**RECORDS**
——

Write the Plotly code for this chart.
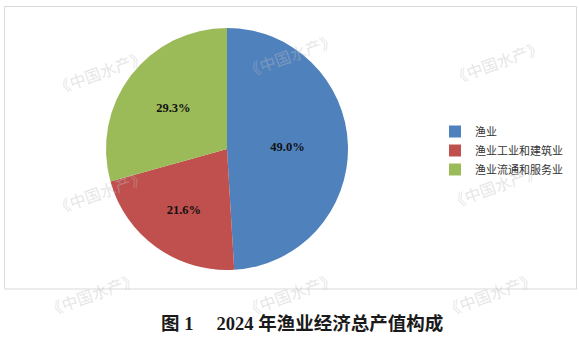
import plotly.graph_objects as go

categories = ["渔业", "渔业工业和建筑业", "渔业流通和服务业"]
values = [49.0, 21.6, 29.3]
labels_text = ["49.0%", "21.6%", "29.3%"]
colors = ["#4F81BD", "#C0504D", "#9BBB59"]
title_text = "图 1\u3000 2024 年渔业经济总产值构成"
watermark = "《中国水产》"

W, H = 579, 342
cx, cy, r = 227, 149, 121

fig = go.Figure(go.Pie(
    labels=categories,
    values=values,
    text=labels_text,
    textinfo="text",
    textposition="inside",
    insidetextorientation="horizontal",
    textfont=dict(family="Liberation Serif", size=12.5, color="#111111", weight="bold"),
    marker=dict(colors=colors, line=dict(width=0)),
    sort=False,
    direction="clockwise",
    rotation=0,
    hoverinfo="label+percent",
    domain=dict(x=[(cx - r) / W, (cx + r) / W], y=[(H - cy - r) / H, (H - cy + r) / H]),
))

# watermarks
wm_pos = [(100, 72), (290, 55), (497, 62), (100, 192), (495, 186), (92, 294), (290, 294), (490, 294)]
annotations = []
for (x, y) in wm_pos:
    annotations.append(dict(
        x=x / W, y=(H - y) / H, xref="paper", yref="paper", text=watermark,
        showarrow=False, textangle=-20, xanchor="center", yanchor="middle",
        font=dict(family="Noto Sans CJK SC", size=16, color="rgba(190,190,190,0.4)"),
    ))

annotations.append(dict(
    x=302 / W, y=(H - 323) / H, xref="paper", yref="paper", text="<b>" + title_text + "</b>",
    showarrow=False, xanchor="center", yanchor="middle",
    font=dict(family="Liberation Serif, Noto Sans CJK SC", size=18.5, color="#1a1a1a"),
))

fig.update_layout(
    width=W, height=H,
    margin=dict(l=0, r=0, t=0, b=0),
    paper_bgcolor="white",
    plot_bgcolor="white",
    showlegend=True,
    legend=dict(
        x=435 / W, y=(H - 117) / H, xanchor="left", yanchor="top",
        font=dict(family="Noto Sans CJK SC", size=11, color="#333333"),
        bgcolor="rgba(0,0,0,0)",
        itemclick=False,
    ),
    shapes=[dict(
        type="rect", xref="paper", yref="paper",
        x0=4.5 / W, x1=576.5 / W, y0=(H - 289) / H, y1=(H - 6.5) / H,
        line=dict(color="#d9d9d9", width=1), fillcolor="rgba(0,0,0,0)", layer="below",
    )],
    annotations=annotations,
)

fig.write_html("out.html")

——

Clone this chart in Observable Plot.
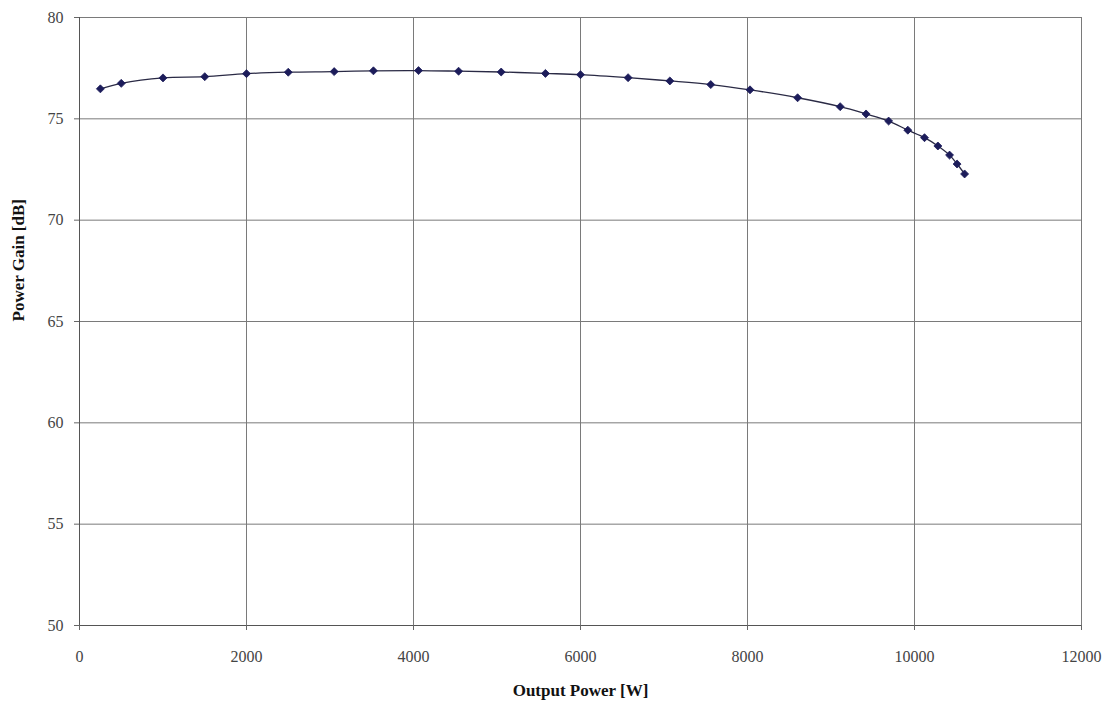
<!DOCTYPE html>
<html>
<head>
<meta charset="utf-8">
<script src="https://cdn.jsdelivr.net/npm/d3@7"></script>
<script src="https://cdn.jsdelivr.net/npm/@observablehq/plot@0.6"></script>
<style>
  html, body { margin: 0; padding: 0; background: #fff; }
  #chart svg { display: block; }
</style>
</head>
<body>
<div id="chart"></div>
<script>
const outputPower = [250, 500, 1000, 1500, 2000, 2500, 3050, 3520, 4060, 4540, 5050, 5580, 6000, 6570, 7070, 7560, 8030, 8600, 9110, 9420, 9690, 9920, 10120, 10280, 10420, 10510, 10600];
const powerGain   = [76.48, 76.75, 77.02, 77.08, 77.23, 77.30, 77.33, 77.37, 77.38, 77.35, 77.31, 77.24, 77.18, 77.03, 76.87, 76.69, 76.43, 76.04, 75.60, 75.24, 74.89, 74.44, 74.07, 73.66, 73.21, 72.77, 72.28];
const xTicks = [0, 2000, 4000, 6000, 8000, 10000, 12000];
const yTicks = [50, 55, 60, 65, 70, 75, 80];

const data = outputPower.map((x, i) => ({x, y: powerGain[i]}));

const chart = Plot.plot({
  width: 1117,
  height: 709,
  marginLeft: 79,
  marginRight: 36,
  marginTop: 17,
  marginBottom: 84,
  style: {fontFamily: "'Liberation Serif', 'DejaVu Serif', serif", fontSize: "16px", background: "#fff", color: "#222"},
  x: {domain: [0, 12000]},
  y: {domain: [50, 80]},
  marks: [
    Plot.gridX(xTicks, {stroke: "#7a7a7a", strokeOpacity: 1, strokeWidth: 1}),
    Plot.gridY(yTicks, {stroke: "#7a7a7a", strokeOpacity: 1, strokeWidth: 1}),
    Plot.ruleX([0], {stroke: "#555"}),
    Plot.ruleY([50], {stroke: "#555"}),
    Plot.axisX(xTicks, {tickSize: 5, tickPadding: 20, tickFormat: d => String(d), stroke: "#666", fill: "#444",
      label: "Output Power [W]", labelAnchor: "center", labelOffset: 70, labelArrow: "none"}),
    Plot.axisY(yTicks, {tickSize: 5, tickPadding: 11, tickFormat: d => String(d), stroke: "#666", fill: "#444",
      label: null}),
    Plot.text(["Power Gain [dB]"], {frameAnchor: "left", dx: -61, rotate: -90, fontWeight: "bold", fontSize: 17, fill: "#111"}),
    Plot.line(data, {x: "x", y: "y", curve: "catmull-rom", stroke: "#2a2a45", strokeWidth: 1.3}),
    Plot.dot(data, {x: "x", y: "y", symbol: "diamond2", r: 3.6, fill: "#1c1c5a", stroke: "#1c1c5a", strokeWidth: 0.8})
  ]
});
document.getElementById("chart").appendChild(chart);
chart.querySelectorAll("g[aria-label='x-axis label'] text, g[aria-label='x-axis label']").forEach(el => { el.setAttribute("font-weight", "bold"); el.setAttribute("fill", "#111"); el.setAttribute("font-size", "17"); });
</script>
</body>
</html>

——

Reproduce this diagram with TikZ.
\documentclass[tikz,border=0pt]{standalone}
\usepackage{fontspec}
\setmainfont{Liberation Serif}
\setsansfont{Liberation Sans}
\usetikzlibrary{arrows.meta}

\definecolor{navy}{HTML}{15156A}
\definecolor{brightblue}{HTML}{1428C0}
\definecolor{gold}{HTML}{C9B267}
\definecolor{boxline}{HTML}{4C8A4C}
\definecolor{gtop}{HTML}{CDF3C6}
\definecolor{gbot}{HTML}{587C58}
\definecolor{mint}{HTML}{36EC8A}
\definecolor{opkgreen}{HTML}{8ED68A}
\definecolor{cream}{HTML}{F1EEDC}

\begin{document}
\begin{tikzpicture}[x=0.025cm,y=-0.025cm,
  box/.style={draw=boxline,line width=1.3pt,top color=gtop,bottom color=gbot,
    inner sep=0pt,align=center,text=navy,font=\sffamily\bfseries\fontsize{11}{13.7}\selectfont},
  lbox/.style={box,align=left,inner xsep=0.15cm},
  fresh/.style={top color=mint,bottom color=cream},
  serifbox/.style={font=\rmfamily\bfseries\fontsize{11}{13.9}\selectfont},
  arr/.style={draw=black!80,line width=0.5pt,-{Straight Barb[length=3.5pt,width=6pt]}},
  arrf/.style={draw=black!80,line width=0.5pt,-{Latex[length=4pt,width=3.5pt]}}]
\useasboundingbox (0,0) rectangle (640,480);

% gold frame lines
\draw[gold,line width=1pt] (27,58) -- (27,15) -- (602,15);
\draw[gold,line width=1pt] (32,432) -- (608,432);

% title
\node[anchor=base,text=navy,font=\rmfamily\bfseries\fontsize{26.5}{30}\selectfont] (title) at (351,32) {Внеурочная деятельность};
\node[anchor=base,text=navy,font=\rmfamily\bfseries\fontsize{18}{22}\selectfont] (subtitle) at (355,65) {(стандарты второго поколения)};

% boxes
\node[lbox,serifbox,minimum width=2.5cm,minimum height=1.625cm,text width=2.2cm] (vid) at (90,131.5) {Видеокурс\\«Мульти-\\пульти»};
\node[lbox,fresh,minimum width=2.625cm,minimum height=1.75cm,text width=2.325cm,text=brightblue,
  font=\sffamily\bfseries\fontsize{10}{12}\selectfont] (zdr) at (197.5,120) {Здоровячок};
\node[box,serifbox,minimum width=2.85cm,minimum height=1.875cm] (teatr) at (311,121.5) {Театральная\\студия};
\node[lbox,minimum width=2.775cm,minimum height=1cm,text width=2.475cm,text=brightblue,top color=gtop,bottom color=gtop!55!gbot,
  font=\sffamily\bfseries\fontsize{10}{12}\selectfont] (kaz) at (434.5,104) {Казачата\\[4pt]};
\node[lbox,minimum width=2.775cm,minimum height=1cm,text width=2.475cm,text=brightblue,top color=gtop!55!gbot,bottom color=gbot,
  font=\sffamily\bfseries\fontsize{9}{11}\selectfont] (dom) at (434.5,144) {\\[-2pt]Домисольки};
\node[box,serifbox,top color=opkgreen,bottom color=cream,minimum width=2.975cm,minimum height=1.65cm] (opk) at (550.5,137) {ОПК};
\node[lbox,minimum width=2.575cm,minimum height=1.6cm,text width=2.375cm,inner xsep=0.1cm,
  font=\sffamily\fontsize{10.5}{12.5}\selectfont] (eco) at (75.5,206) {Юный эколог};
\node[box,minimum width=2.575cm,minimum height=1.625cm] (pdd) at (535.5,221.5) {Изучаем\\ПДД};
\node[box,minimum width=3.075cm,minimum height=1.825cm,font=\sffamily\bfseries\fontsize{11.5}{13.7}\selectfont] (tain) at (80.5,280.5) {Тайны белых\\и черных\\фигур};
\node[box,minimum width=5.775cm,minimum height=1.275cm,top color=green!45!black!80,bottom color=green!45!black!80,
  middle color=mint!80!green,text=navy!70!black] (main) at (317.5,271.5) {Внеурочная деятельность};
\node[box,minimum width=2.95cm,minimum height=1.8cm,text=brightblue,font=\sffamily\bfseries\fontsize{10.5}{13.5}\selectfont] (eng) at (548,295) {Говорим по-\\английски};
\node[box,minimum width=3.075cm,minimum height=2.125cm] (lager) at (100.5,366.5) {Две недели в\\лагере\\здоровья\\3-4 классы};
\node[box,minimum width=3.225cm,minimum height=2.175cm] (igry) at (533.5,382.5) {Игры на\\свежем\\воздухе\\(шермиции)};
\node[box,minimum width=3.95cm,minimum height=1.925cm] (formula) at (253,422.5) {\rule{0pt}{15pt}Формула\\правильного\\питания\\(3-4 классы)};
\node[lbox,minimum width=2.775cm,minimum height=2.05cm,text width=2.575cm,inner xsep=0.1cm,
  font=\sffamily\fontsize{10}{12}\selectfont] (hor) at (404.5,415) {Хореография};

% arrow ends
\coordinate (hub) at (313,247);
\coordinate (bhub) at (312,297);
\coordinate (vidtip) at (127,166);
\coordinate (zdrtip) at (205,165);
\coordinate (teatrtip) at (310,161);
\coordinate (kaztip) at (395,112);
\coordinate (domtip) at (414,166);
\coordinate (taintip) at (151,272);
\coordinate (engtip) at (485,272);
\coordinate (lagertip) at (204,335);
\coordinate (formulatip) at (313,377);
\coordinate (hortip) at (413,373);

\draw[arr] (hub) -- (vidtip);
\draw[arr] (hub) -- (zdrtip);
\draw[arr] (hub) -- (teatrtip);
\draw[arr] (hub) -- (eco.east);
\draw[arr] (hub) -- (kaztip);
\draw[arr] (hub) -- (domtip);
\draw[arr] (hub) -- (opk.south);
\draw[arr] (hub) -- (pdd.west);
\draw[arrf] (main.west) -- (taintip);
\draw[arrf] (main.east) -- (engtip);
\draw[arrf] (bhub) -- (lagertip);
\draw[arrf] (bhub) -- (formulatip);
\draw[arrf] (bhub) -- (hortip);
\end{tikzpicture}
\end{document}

——

**SHORT PROBLEM**
Leave out the pictures and quote exactly the lines from the one where "Clone this chart in Observable Plot." appears to the one where "const data = outputPower.map((x, i)" appears, both ends counted.

**SOLUTION TO THIS PROBLEM**
Clone this chart in Observable Plot.
<!DOCTYPE html>
<html>
<head>
<meta charset="utf-8">
<script src="https://cdn.jsdelivr.net/npm/d3@7"></script>
<script src="https://cdn.jsdelivr.net/npm/@observablehq/plot@0.6"></script>
<style>
  html, body { margin: 0; padding: 0; background: #fff; }
  #chart svg { display: block; }
</style>
</head>
<body>
<div id="chart"></div>
<script>
const outputPower = [250, 500, 1000, 1500, 2000, 2500, 3050, 3520, 4060, 4540, 5050, 5580, 6000, 6570, 7070, 7560, 8030, 8600, 9110, 9420, 9690, 9920, 10120, 10280, 10420, 10510, 10600];
const powerGain   = [76.48, 76.75, 77.02, 77.08, 77.23, 77.30, 77.33, 77.37, 77.38, 77.35, 77.31, 77.24, 77.18, 77.03, 76.87, 76.69, 76.43, 76.04, 75.60, 75.24, 74.89, 74.44, 74.07, 73.66, 73.21, 72.77, 72.28];
const xTicks = [0, 2000, 4000, 6000, 8000, 10000, 12000];
const yTicks = [50, 55, 60, 65, 70, 75, 80];

const data = outputPower.map((x, i) => ({x, y: powerGain[i]}));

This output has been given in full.